A testemunha disse que escutou quando Tarsila perguntou se aquela kombi ia para Serrambi e, logo depois, o cobrador se afastou para que as duas entrassem no banco da frente. O veículo seguiu viagem.
Regivânia deu mais características da kombi: parecia um furgão, era velha, fazia um forte barulho.
Em depoimento, ela reforçou que, no dia do fato, teve condições de identificar o cobrador da kombi com clareza, porque a iluminação do local era boa. Disse ainda que reconheceu, com segurança, que Valfrido era o cobrador que se afastou do banco da kombi para que as adolescentes pudessem entrar nela.
Regivânia relatou também que Tarsila usava um vestido na cor laranja e estava descalça. Tinha uma pulseira e óculos para prender os cabelos, como se fosse uma tiara. Já Maria Eduarda usava um short branco florido com detalhes verdes e camiseta branca com uma pintura na parte dos seios.

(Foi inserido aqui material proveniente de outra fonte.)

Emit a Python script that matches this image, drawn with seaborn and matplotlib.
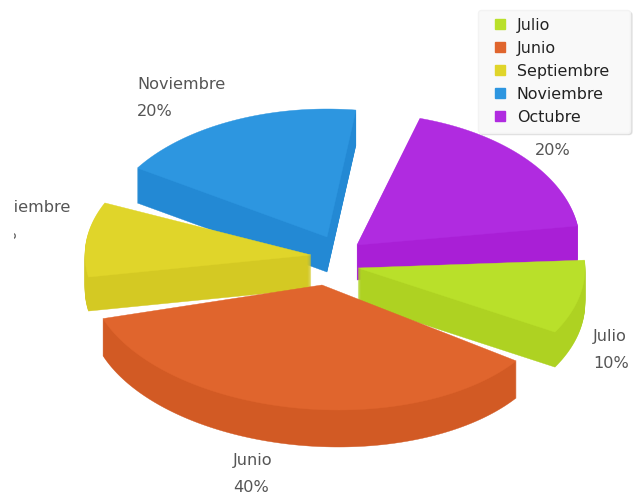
import matplotlib
matplotlib.use("Agg")
import matplotlib.pyplot as plt
import seaborn as sns
import numpy as np
from matplotlib.lines import Line2D
from matplotlib.patches import Rectangle

months = ["Julio", "Junio", "Septiembre", "Noviembre", "Octubre"]
shares = [10, 40, 10, 20, 20]
labels = ["10%", "40%", "10%", "20%", "20%"]

top_colors = ["#b9e02a", "#e0652d", "#e0d52a", "#2d96e0", "#b02be0"]
wall_colors = ["#aed222", "#d25a24", "#d4c923", "#2389d4", "#a91fd6"]

# Exploded offset of each slice, its squashed radii and the perspective
# correction of its two edges (all styling, in pixels / degrees)
offset_x = [18, -18, -29, -13, 17]
offset_y = [6, 23, -7, -25, -17]
radius_x = [227, 232, 226, 225, 223]
radius_y = [129, 125, 127, 128, 132]
shift_hi = [1.5, -3.4, 8, 1.4, -0.4]
shift_lo = [4.2, 13.6, 9.8, 8.6, 6.3]
shear = [0, 0.13, 0, 0, 0]
depth = [35, 37, 34, 35, 35]
draw_order = [3, 4, 2, 0, 1]
start_angle = 2

W, H = 643, 498
CX, CY = 340, 262
CLIP_LEFT = 14

sns.set_theme(style="white")
plt.rcParams["font.family"] = ["DejaVu Sans"]

fig = plt.figure(figsize=(W / 100, H / 100), dpi=100, facecolor="white")
ax = fig.add_axes([0, 0, 1, 1])
ax.set_xlim(0, W)
ax.set_ylim(H, 0)
ax.axis("off")

ends = start_angle - np.cumsum(shares) * 3.6
starts = ends + np.array(shares) * 3.6

z = 1
for i in draw_order:
    th = np.radians(np.linspace(starts[i] + shift_hi[i], ends[i] + shift_lo[i], 120))
    dy = -radius_y[i] * np.sin(th)
    dx = radius_x[i] * np.cos(th) + shear[i] * dy
    ax0 = CX + offset_x[i]
    ay0 = CY + offset_y[i]
    xs = np.r_[ax0, ax0 + dx]
    ys = np.r_[ay0, ay0 + dy]
    for k in range(depth[i], 0, -1):
        ax.fill(xs, ys + k, color=wall_colors[i], linewidth=0.3, zorder=z)
        z += 1
    ax.fill(xs, ys, color=top_colors[i], linewidth=0.3, zorder=z)
    z += 1

name_pos = [(593, 336), (233, 460), (-23, 207), (137, 84), None]
pct_pos = [(593, 363), (233, 487), (-19, 234), (137, 111), (535, 150)]
clip_region = Rectangle((CLIP_LEFT, 0), W, H, transform=ax.transData)
for i in range(len(months)):
    texts = []
    if name_pos[i] is not None:
        texts.append(ax.text(*name_pos[i], months[i], fontsize=11.6, color="#555555",
                             ha="left", va="center", zorder=z))
    texts.append(ax.text(*pct_pos[i], labels[i], fontsize=11.6, color="#555555",
                         ha="left", va="center", zorder=z))
    for t in texts:
        t.set_clip_on(True)
        t.set_clip_path(clip_region)

handles = [Line2D([], [], linestyle="none", marker="s", markersize=7,
                  markerfacecolor=c, markeredgecolor=c) for c in top_colors]
leg = ax.legend(handles, months, loc="upper left", mode="expand",
                bbox_to_anchor=(478 / W, 1 - 10 / H, 152 / W, 0),
                frameon=True, fontsize=11.4,
                labelcolor="#222222", facecolor="#f9f9f9", edgecolor="#f3f3f3",
                framealpha=1, fancybox=True,
                shadow={"ox": 1.5, "oy": -1.5, "alpha": 0.12},
                labelspacing=0.5, handletextpad=0.17, borderpad=0.5,
                handlelength=1.78, borderaxespad=0)
leg.set_zorder(z + 1)

fig.savefig("out.png", dpi=100, facecolor="white")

Também estava descalça.
A testemunha, durante a audiência, lembrou ainda que, durante a reconstituição dos últimos momentos em que as adolescentes foram vistas com vida, várias fotografias de kombis foram mostradas e que reconheceu em qual delas as vítimas entraram.

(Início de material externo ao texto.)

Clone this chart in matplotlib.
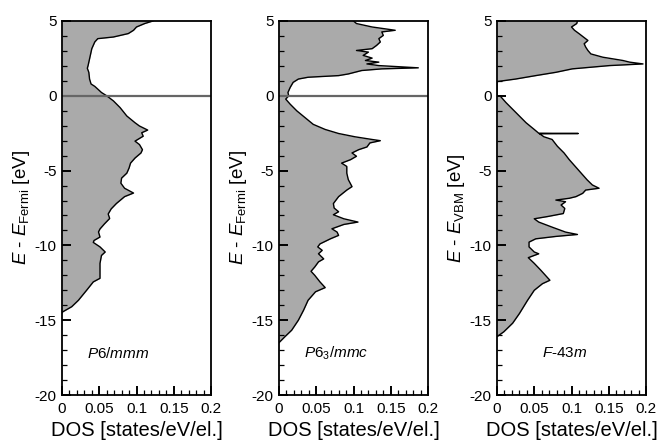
import matplotlib
matplotlib.use("Agg")
import matplotlib.pyplot as plt
from matplotlib.ticker import MultipleLocator, FuncFormatter

plt.rcParams['font.family'] = ['Liberation Sans', 'DejaVu Sans']
plt.rcParams['mathtext.fontset'] = 'custom'
plt.rcParams['mathtext.rm'] = 'Liberation Sans'
plt.rcParams['mathtext.it'] = 'Liberation Sans:italic'
plt.rcParams['axes.unicode_minus'] = False

# P6/mmm
e1 = [5.0, 4.83, 4.6, 4.38, 4.16, 3.93, 3.82, 3.6, 3.15, 2.47, 2.02, 1.84, 1.57,
      1.12, 0.79, 0.63, 0.22, 0.0, -0.34, -0.79, -1.35, -1.8, -2.02, -2.29, -2.47,
      -2.7, -3.03, -3.26, -3.6, -3.82, -4.16, -4.5, -4.83, -5.17, -5.5, -5.84, -6.18,
      -6.5, -6.74, -7.2, -7.56, -7.9, -8.2, -8.56, -8.9, -9.1, -9.44, -9.67, -9.8,
      -10.1, -10.44, -10.67, -11.2, -12.2, -12.44, -13.0, -13.67, -14.1, -14.44, -14.5]
dos1 = [0.122, 0.111, 0.100, 0.096, 0.089, 0.069, 0.048, 0.044, 0.040, 0.037, 0.035,
        0.034, 0.036, 0.037, 0.039, 0.044, 0.053, 0.060, 0.069, 0.078, 0.087, 0.098,
        0.104, 0.115, 0.107, 0.109, 0.098, 0.104, 0.108, 0.106, 0.098, 0.092, 0.090,
        0.087, 0.080, 0.079, 0.084, 0.096, 0.084, 0.073, 0.066, 0.062, 0.064, 0.057,
        0.051, 0.049, 0.051, 0.043, 0.042, 0.051, 0.058, 0.053, 0.051, 0.051, 0.042,
        0.033, 0.022, 0.013, 0.001, 0.0]

# P6_3/mmc
e2 = [5.0, 4.83, 4.6, 4.38, 4.27, 4.04, 3.82, 3.6, 3.37, 3.15, 3.03, 2.92, 2.7, 2.52,
      2.36, 2.25, 2.13, 2.02, 1.87, 1.8, 1.69, 1.46, 1.35, 1.24, 1.12, 0.9, 0.56, 0.22,
      0.0, -0.22, -0.56, -1.01, -1.46, -1.91, -2.25, -2.52, -2.74, -2.92, -3.0, -3.15,
      -3.42, -3.6, -3.82, -4.04, -4.27, -4.5, -4.72, -5.17, -5.6, -6.07, -6.3, -6.74,
      -7.2, -7.5, -7.75, -7.95, -8.22, -8.44, -8.6, -8.89, -9.11, -9.33, -9.56, -9.9,
      -10.1, -10.33, -10.56, -10.9, -11.1, -11.44, -11.73, -12.0, -12.44, -12.82,
      -13.1, -13.67, -14.33, -15.0, -15.67, -16.1, -16.5]
dos2 = [0.100, 0.104, 0.125, 0.156, 0.138, 0.140, 0.134, 0.136, 0.131, 0.125, 0.104,
        0.120, 0.113, 0.125, 0.116, 0.134, 0.118, 0.134, 0.187, 0.138, 0.111, 0.093,
        0.080, 0.039, 0.026, 0.019, 0.015, 0.012, 0.013, 0.009, 0.015, 0.024, 0.035,
        0.046, 0.062, 0.080, 0.102, 0.125, 0.136, 0.122, 0.118, 0.107, 0.098, 0.104,
        0.096, 0.084, 0.091, 0.091, 0.093, 0.098, 0.091, 0.080, 0.073, 0.074, 0.080,
        0.073, 0.087, 0.106, 0.087, 0.071, 0.078, 0.080, 0.069, 0.055, 0.052, 0.058,
        0.053, 0.060, 0.053, 0.048, 0.043, 0.048, 0.055, 0.062, 0.049, 0.039, 0.033,
        0.026, 0.017, 0.008, 0.0]

# F-43m
e3 = [5.0, 4.83, 4.6, 4.38, 4.16, 3.93, 3.7, 3.48, 3.26, 3.03, 2.8, 2.58, 2.36, 2.25,
      2.13, 2.02, 1.8, 1.57, 1.35, 1.12, 0.97, 0.95, 0.0, 0.0, -0.45, -0.9, -1.35, -1.8,
      -2.25, -2.5, -2.52, -2.54, -2.6, -2.74, -2.92, -3.37, -3.82, -4.27, -4.72, -5.17,
      -5.62, -5.96, -6.18, -6.3, -6.52, -6.74, -6.85, -6.97, -7.08, -7.3, -7.53, -7.87,
      -8.07, -8.22, -8.44, -8.78, -9.11, -9.27, -9.4, -9.56, -9.78, -10.1, -10.44,
      -10.56, -10.67, -10.82, -11.2, -11.67, -12.33, -12.56, -13.0, -13.67, -14.56,
      -15.2, -15.78, -16.1]
dos3 = [0.108, 0.107, 0.100, 0.104, 0.110, 0.116, 0.122, 0.117, 0.119, 0.122, 0.126,
        0.142, 0.169, 0.178, 0.196, 0.151, 0.101, 0.079, 0.052, 0.025, 0.003, 0.0, 0.0,
        0.004, 0.012, 0.021, 0.030, 0.039, 0.050, 0.056, 0.109, 0.057, 0.059, 0.063,
        0.074, 0.081, 0.090, 0.097, 0.105, 0.113, 0.121, 0.128, 0.137, 0.119, 0.115,
        0.106, 0.097, 0.079, 0.092, 0.086, 0.091, 0.089, 0.068, 0.050, 0.056, 0.074,
        0.092, 0.108, 0.079, 0.052, 0.043, 0.043, 0.050, 0.056, 0.050, 0.042, 0.050,
        0.059, 0.071, 0.061, 0.050, 0.041, 0.030, 0.021, 0.009, 0.0]

panels = [
    (e1, dos1, r'$E$ - $E_{\mathrm{Fermi}}$ [eV]', r'$P6/mmm$', 0.075, True),
    (e2, dos2, r'$E$ - $E_{\mathrm{Fermi}}$ [eV]', r'$P6_3/mmc$', 0.076, True),
    (e3, dos3, r'$E$ - $E_{\mathrm{VBM}}$ [eV]', r'$F$-43$m$', 0.0915, False),
]
lefts = [62, 279, 497]

fig = plt.figure(figsize=(6.57, 4.41), dpi=100)
for (e, d, ylab, name, xname, zero_line), left in zip(panels, lefts):
    ax = fig.add_axes([left / 657, 46 / 441, 149 / 657, 374 / 441])
    ax.fill_betweenx(e, 0, d, color='#aaaaaa', lw=0)
    ax.plot(d, e, color='black', lw=1.0)
    if zero_line:
        ax.axhline(0, color='#666666', lw=1.6)
    ax.set_xlim(0, 0.2)
    ax.set_ylim(-20, 5)
    ax.xaxis.set_major_locator(MultipleLocator(0.05))
    ax.xaxis.set_minor_locator(MultipleLocator(0.01))
    ax.yaxis.set_major_locator(MultipleLocator(5))
    ax.yaxis.set_minor_locator(MultipleLocator(1))
    ax.xaxis.set_major_formatter(FuncFormatter(lambda v, p: f'{v:g}'))
    ax.tick_params(which='both', direction='in', top=False, right=False,
                   labelsize=11)
    ax.tick_params(which='major', length=6.3, width=1.4)
    ax.tick_params(which='minor', length=3.6, width=0.9)
    ax.tick_params(axis='x', pad=5)
    ax.tick_params(axis='y', pad=4)
    for s in ax.spines.values():
        s.set_linewidth(1.3)
    ax.set_xlabel('DOS [states/eV/el.]', fontsize=14.5, labelpad=4)
    ax.set_ylabel(ylab, fontsize=13.5, labelpad=2)
    ax.text(xname, -17.2, name, fontsize=11, ha='center', va='center')

fig.savefig('out.png', dpi=100)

Interessante destacar que, na decisão de levar os irmãos kombeiros a júri popular, a juíza Andréa Calado da Cruz pontuou que “vê-se, em atenta análise, que o depoimento da testemunha Regivânia Maria da Silva encontra-se em harmonia com as provas produzidas nos inquéritos policiais e em Juízo, inexistindo nos autos real fundamento para negar-lhe validade ou credibilidade”.
A decisão foi assinada em 27 de fevereiro de 2009, cerca de um ano e meio antes do júri popular.
No dia 14 de abril de 2023, a reportagem do JC esteve no mesmo endereço onde Regivânia disse ter visto as adolescentes entrarem na kombi em direção a Serrambi. Ela foi procurada, mas vizinhos relataram que havia se mudado. Não informaram o novo endereço nem telefone para contato.